Represents the New Brunswick / Maine border as settled by the Webster-Ashburton Treaty in 1842. Includes "Old Boundary as Claimed by Great Britain" and "New Boundary Claimed by Great Britain" and "Boundary Claimed by The United States" and "Boundary as Settled by the Treaty Award of the King of Holland".
Includes a small inset map of Sable Island with the following note: "The N. W. end of the Isle of Sable bears from the Halifax or Sambro Light EbyS 125 miles distant." There are soundings present for most ports, harbours and straits and information on mail routes in the upper right. The outline color marks county and township boundaries and are very different from the present day boundaries. If you look closely there are interesting notes related to geography, navigation and tides.
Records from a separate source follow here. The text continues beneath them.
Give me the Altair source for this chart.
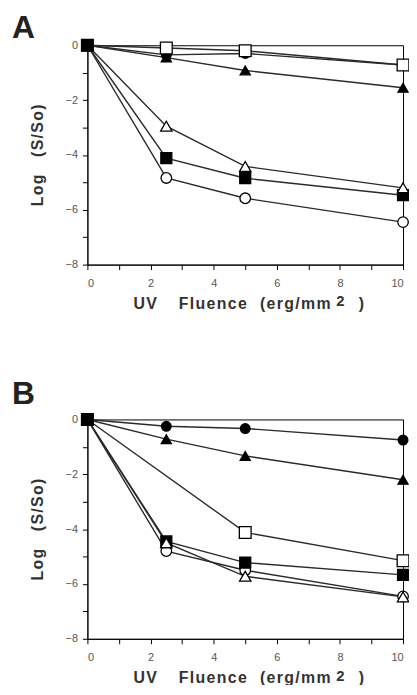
import altair as alt
import pandas as pd

fluence = [0, 2.5, 5, 10]

series = ["filled_circle", "filled_triangle", "open_circle", "filled_square", "open_triangle", "open_square"]
shapes = ["circle", "triangle-up", "circle", "square", "triangle-up", "square"]
fills = ["black", "black", "white", "black", "white", "white"]
sizes = [95, 140, 95, 110, 140, 110]

# Panel A
a_filled_circle = [0, -0.35, -0.3, -0.72]
a_filled_triangle = [0, -0.45, -0.92, -1.55]
a_open_circle = [0, -4.84, -5.58, -6.45]
a_filled_square = [0, -4.12, -4.85, -5.47]
a_open_triangle = [0, -2.95, -4.42, -5.2]
a_open_square = [0, -0.1, -0.2, -0.72]

# Panel B
b_filled_circle = [0, -0.25, -0.33, -0.75]
b_filled_triangle = [0, -0.72, -1.33, -2.2]
b_open_circle = [0, -4.8, -5.5, -6.45]
b_filled_square = [0, -4.45, -5.22, -5.67]
b_open_triangle = [0, -4.5, -5.72, -6.47]
b_open_square = [0, None, -4.12, -5.15]

x_ticks = list(range(0, 11))
y_ticks = list(range(-8, 1))

NB = "\u00a0"
HS = "\u200a"


def track(word):
    return HS.join(word)


x_title_main = track("UV") + NB * 5 + track("Fluence") + NB * 3 + track("(erg/mm")
x_title_sup = "2"
x_title_end = ")"
y_title = track("Log") + NB * 4 + track("(S/So)")

FONT = "Liberation Sans"
TCOL = "#333333"
W, H = 318, 221


def table(cols):
    rows = []
    for s, vals in zip(series, cols):
        for x, y in zip(fluence, vals):
            if y is not None:
                rows.append({"s": s, "x": x, "y": y})
    return pd.DataFrame(rows)


def label_text(txt, x, y, align, size=16):
    return alt.Chart(pd.DataFrame({"t": [txt]})).mark_text(
        font=FONT, fontSize=size, fontWeight="bold", color=TCOL, align=align,
        baseline="alphabetic"
    ).encode(text="t:N", x=alt.value(x), y=alt.value(y))


def panel(label, cols, title_offset):
    df = table(cols)
    base = alt.Chart(df).encode(
        x=alt.X("x:Q", scale=alt.Scale(domain=[0, 10], nice=False, zero=False),
                axis=alt.Axis(values=x_ticks,
                              labelExpr="datum.value % 2 == 0 ? datum.label : ''",
                              title="", grid=False)),
        y=alt.Y("y:Q", scale=alt.Scale(domain=[-8, 0], nice=False, zero=False),
                axis=alt.Axis(values=y_ticks,
                              labelExpr="datum.value % 2 == 0 ? datum.label : ''",
                              title=y_title, grid=False)),
    )
    lines = base.mark_line(color="#2a2a2a", strokeWidth=1.4).encode(detail="s:N")
    pts = base.mark_point(opacity=1, stroke="black", strokeWidth=1.3).encode(
        shape=alt.Shape("s:N", scale=alt.Scale(domain=series, range=shapes), legend=None),
        fill=alt.Fill("s:N", scale=alt.Scale(domain=series, range=fills), legend=None),
        size=alt.Size("s:N", scale=alt.Scale(domain=series, range=sizes), legend=None),
        order=alt.Order("ord:Q"),
    ).transform_calculate(
        ord="indexof(" + str(series) + ", datum.s) + (datum.x == 0 && indexof(datum.s, 'filled') == 0 ? 10 : 0)"
    )
    t_main = label_text(x_title_main, 245, H + 45, "right")
    t_sup = label_text(x_title_sup, 255, H + 42, "center", 15)
    t_end = label_text(x_title_end, 276, H + 45, "center")
    return alt.layer(lines, pts, t_main, t_sup, t_end).properties(
        width=W, height=H,
        title=alt.TitleParams(label, anchor="start", frame="group", fontSize=32, fontWeight="bold",
                              font=FONT, dx=-76, offset=title_offset, color="#222222"),
    )


chart = alt.vconcat(
    panel("A", [a_filled_circle, a_filled_triangle, a_open_circle, a_filled_square, a_open_triangle, a_open_square], -8),
    panel("B", [b_filled_circle, b_filled_triangle, b_open_circle, b_filled_square, b_open_triangle, b_open_square], 0),
    spacing=64,
).properties(padding={"left": 3, "top": 0, "right": -4, "bottom": -5}).configure_view(
    stroke="black", strokeWidth=1
).configure_axis(
    domainColor="black", tickColor="black", tickSize=5, labelFont=FONT, labelFontSize=11,
    labelColor="#555555", titleFont=FONT, titleFontSize=16, titleFontWeight="bold",
    titleColor=TCOL,
).configure_axisX(labelPadding=8).configure_axisY(titlePadding=20, labelPadding=5)

chart.save("out.html", embed_options={"renderer": "svg", "actions": False})
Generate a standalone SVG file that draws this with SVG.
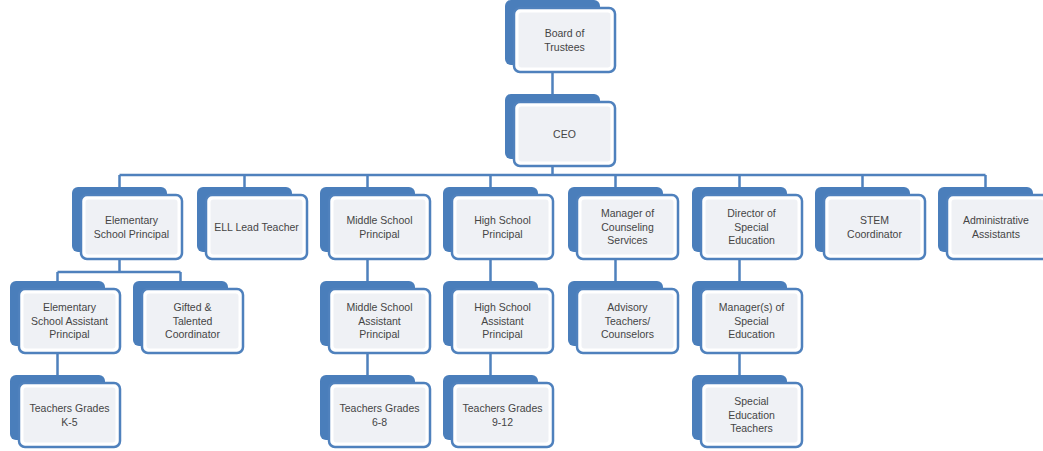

For example, the note over present day Inverness and Victoria counties reads "Land very little known".
This map presents an early example of a common issue with atlas maps of the 19th century: once the map has been detached from the atlas, it can be every difficult to determine which atlas it actually came from because plates were resold and re-purposed extensively. In this case there seem to be only 2 choices: the ca.1831 Edinburgh geographical and historical atlas published by Daniel Lizar and the ca.1842 Lizars' Edinburgh geographical general atlas published by William H. Lizars (Daniel's son). According to Phillips (761, 782) the plate numbers are even the same. Walter was certain this was the 1842 version and this is likely the case as the outline colour of our map differs from the outline colour of the 1831 map available on the David Rumsey web site.